BACKGROUND Patients with coronary artery disease (CAD) are at considerable risk for subsequent cardiovascular events. Although hyperlipidemia accentuates the risk, predictors of subsequent events with CAD and desirable total cholesterol (TC) (less than 5.2 mmol/l) have not been assessed.
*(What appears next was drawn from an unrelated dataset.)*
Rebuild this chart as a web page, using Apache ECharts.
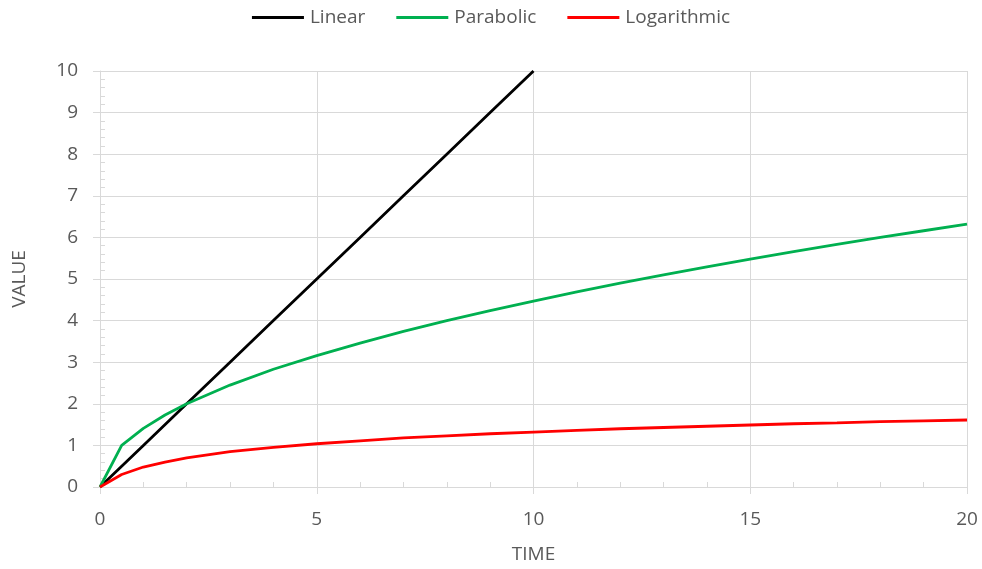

METHODS AND RESULTS A survival analysis was performed in a subset of 740 consecutive patients who underwent diagnostic coronary arteriography between 1977 and 1978. Eight-three men and 24 women with angiographically documented CAD and desirable TC were followed for subsequent cardiovascular events, including myocardial infarction and cardiovascular death. Over a 13-year period, 75% of CAD subjects with reduced high density lipoprotein cholesterol (HDL-C) (less than 0.9 mmol/l) developed a subsequent cardiovascular event compared with 45% of those with HDL-C greater than or equal to 0.9 mmol/l (p = 0.002). A Kaplan-Meier analysis revealed significantly greater survival from cardiovascular end points in patients with baseline levels of HDL-C greater than or equal to 0.9 mmol/l (p = 0.005). After 11 variables were tested, an age-adjusted Cox proportional-hazards model identified two pairs of independent predictors of subsequent cardiovascular events: they were a left ventricular ejection fraction (LVEF) less than 35% (relative risk [RR], 6.5; 95% confidence interval [CI], 2.8, 15.3; p less than 0.001) and reduced HDL-C (RR, 2.0; 95% CI, 1.2, 3.3; p = 0.01) in the first model and LVEF less than 35% (RR, 6.5; 95% CI, 2.7, 15.6; p less than 0.001) and TC:HDL ratio greater than or equal to 5.5 (RR, 1.9; 95% CI, 1.1, 3.1; p = 0.02) in the second model.
CONCLUSIONS Low HDL-C (or high TC:HDL-C) is strongly predictive of subsequent cardiovascular events in subjects with CAD, despite desirable TC. As such, identification of this potentially modifiable risk factor should be actively pursued in this high-risk subgroup.